TASK INSTRUCTIONS: Write out each line of the listing as it stands, without the images.

DATA EXTRACT:
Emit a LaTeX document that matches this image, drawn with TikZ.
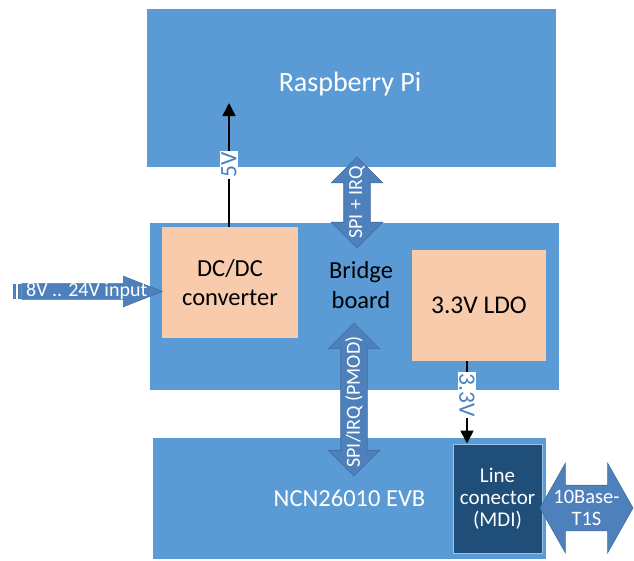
\documentclass[tikz,border=0pt]{standalone}
\usepackage{fontspec}
\setmainfont{Carlito}
\usetikzlibrary{shapes.arrows,arrows.meta}

\definecolor{boxblue}{HTML}{5B9BD5}
\definecolor{arrowblue}{HTML}{4E80BC}
\definecolor{peach}{HTML}{F8CBAD}
\definecolor{navy}{HTML}{1F4E79}

\begin{document}
\begin{tikzpicture}[x=1pt, y=-1pt,
    board/.style = {shape=rectangle, fill=boxblue, inner sep=0pt},
    part/.style = {shape=rectangle, fill=peach, inner sep=0pt, align=center, font=\fontsize{24.5}{29.5}\selectfont},
    bus/.style = {shape=double arrow, fill=arrowblue, draw=arrowblue!85!black, line width=0.6pt, inner xsep=0pt, inner ysep=13pt, double arrow head extend=12.5pt},
    buslabel/.style = {text=white, align=center, inner sep=0pt, font=\fontsize{20}{22}\selectfont},
    rail/.style = {line width=1.6pt, -{Triangle[length=13pt, width=13pt]}},
    railtag/.style = {fill=white, text=arrowblue, inner sep=1.5pt, font=\fontsize{23.5}{25}\selectfont}]
    \useasboundingbox (0,0) rectangle (634,560);

    % boards
    \node[board, minimum width=409pt, minimum height=158pt] (rpi) at (351.5,88) {};
    \node[text=white, font=\fontsize{28}{32}\selectfont] (rpitxt) at (350,84) {Raspberry Pi};
    \node[board, minimum width=409pt, minimum height=167pt] (bridge) at (354.5,306.5) {};
    \node[align=center, font=\fontsize{24.5}{29.5}\selectfont] (bridgetxt) at (361,285) {Bridge\\board};
    \node[board, minimum width=393pt, minimum height=121pt, text=white, font=\fontsize{24.5}{28}\selectfont] (evb) at (349.5,498.5) {NCN26010 EVB};

    % parts on the boards
    \node[part, minimum width=136pt, minimum height=111pt] (dcdc) at (230,282.5) {DC/DC\\converter};
    \node[part, minimum width=134pt, minimum height=111pt, font=\fontsize{25.5}{29.5}\selectfont] (ldo) at (479,305.5) {3.3V LDO};
    \node[shape=rectangle, fill=navy, draw=boxblue!60!white, line width=1pt, minimum width=89pt, minimum height=109pt, text=white, align=center, font=\fontsize{21}{22}\selectfont] (mdi) at (497.5,498.5) {Line\\conector\\(MDI)};

    % buses
    \node[bus, rotate=90, minimum height=91pt] (spi) at (357,202.5) {};
    \node[buslabel, rotate=90] (spitxt) at (spi.center) {SPI + IRQ};
    \node[bus, rotate=90, minimum height=153pt] (pmod) at (354,399.5) {};
    \node[buslabel, rotate=90] (pmodtxt) at (354,402) {SPI/IRQ (PMOD)};
    \node[bus, minimum height=93pt, inner ysep=22.5pt, double arrow head extend=22pt, double arrow tip angle=121] (tbase) at (586.5,508) {};
    \node[buslabel, font=\fontsize{20.5}{22}\selectfont] (tbasetxt) at (tbase.center) {10Base-\\T1S};

    % supply input
    \fill[arrowblue] (13,284) rectangle (15.5,299);
    \fill[arrowblue] (17.5,284) rectangle (20.5,299);
    \node[shape=single arrow, fill=arrowblue, draw=arrowblue!85!black, line width=0.6pt, inner xsep=0pt, inner ysep=7.5pt, minimum height=140.5pt, single arrow head extend=7.5pt, single arrow tip angle=43, anchor=tip] (vin) at (163,291.5) {};
    \node[buslabel, anchor=west] (vintxt) at (26,291.5) {8V .. 24V input};

    % supply rails
    \coordinate (rpiin) at (229,103);
    \coordinate (ldoout) at (467,361);
    \draw[rail] (dcdc.north -| rpiin) -- (rpiin) node[railtag, rotate=90, pos=0.5] (fivev) {5V};
    \draw[rail] (ldoout) -- (ldoout |- mdi.north) node[railtag, rotate=-90, pos=0.41] (threev) {3.3V};
\end{tikzpicture}
\end{document}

TASK RESPONSE:
Emit a LaTeX document that matches this image, drawn with TikZ.
\documentclass[tikz,border=0pt]{standalone}
\usepackage{fontspec}
\setmainfont{Carlito}
\usetikzlibrary{shapes.arrows,arrows.meta}

\definecolor{boxblue}{HTML}{5B9BD5}
\definecolor{arrowblue}{HTML}{4E80BC}
\definecolor{peach}{HTML}{F8CBAD}
\definecolor{navy}{HTML}{1F4E79}

\begin{document}
\begin{tikzpicture}[x=1pt, y=-1pt,
    board/.style = {shape=rectangle, fill=boxblue, inner sep=0pt},
    part/.style = {shape=rectangle, fill=peach, inner sep=0pt, align=center, font=\fontsize{24.5}{29.5}\selectfont},
    bus/.style = {shape=double arrow, fill=arrowblue, draw=arrowblue!85!black, line width=0.6pt, inner xsep=0pt, inner ysep=13pt, double arrow head extend=12.5pt},
    buslabel/.style = {text=white, align=center, inner sep=0pt, font=\fontsize{20}{22}\selectfont},
    rail/.style = {line width=1.6pt, -{Triangle[length=13pt, width=13pt]}},
    railtag/.style = {fill=white, text=arrowblue, inner sep=1.5pt, font=\fontsize{23.5}{25}\selectfont}]
    \useasboundingbox (0,0) rectangle (634,560);

    % boards
    \node[board, minimum width=409pt, minimum height=158pt] (rpi) at (351.5,88) {};
    \node[text=white, font=\fontsize{28}{32}\selectfont] (rpitxt) at (350,84) {Raspberry Pi};
    \node[board, minimum width=409pt, minimum height=167pt] (bridge) at (354.5,306.5) {};
    \node[align=center, font=\fontsize{24.5}{29.5}\selectfont] (bridgetxt) at (361,285) {Bridge\\board};
    \node[board, minimum width=393pt, minimum height=121pt, text=white, font=\fontsize{24.5}{28}\selectfont] (evb) at (349.5,498.5) {NCN26010 EVB};

    % parts on the boards
    \node[part, minimum width=136pt, minimum height=111pt] (dcdc) at (230,282.5) {DC/DC\\converter};
    \node[part, minimum width=134pt, minimum height=111pt, font=\fontsize{25.5}{29.5}\selectfont] (ldo) at (479,305.5) {3.3V LDO};
    \node[shape=rectangle, fill=navy, draw=boxblue!60!white, line width=1pt, minimum width=89pt, minimum height=109pt, text=white, align=center, font=\fontsize{21}{22}\selectfont] (mdi) at (497.5,498.5) {Line\\conector\\(MDI)};

    % buses
    \node[bus, rotate=90, minimum height=91pt] (spi) at (357,202.5) {};
    \node[buslabel, rotate=90] (spitxt) at (spi.center) {SPI + IRQ};
    \node[bus, rotate=90, minimum height=153pt] (pmod) at (354,399.5) {};
    \node[buslabel, rotate=90] (pmodtxt) at (354,402) {SPI/IRQ (PMOD)};
    \node[bus, minimum height=93pt, inner ysep=22.5pt, double arrow head extend=22pt, double arrow tip angle=121] (tbase) at (586.5,508) {};
    \node[buslabel, font=\fontsize{20.5}{22}\selectfont] (tbasetxt) at (tbase.center) {10Base-\\T1S};

    % supply input
    \fill[arrowblue] (13,284) rectangle (15.5,299);
    \fill[arrowblue] (17.5,284) rectangle (20.5,299);
    \node[shape=single arrow, fill=arrowblue, draw=arrowblue!85!black, line width=0.6pt, inner xsep=0pt, inner ysep=7.5pt, minimum height=140.5pt, single arrow head extend=7.5pt, single arrow tip angle=43, anchor=tip] (vin) at (163,291.5) {};
    \node[buslabel, anchor=west] (vintxt) at (26,291.5) {8V .. 24V input};

    % supply rails
    \coordinate (rpiin) at (229,103);
    \coordinate (ldoout) at (467,361);
    \draw[rail] (dcdc.north -| rpiin) -- (rpiin) node[railtag, rotate=90, pos=0.5] (fivev) {5V};
    \draw[rail] (ldoout) -- (ldoout |- mdi.north) node[railtag, rotate=-90, pos=0.41] (threev) {3.3V};
\end{tikzpicture}
\end{document}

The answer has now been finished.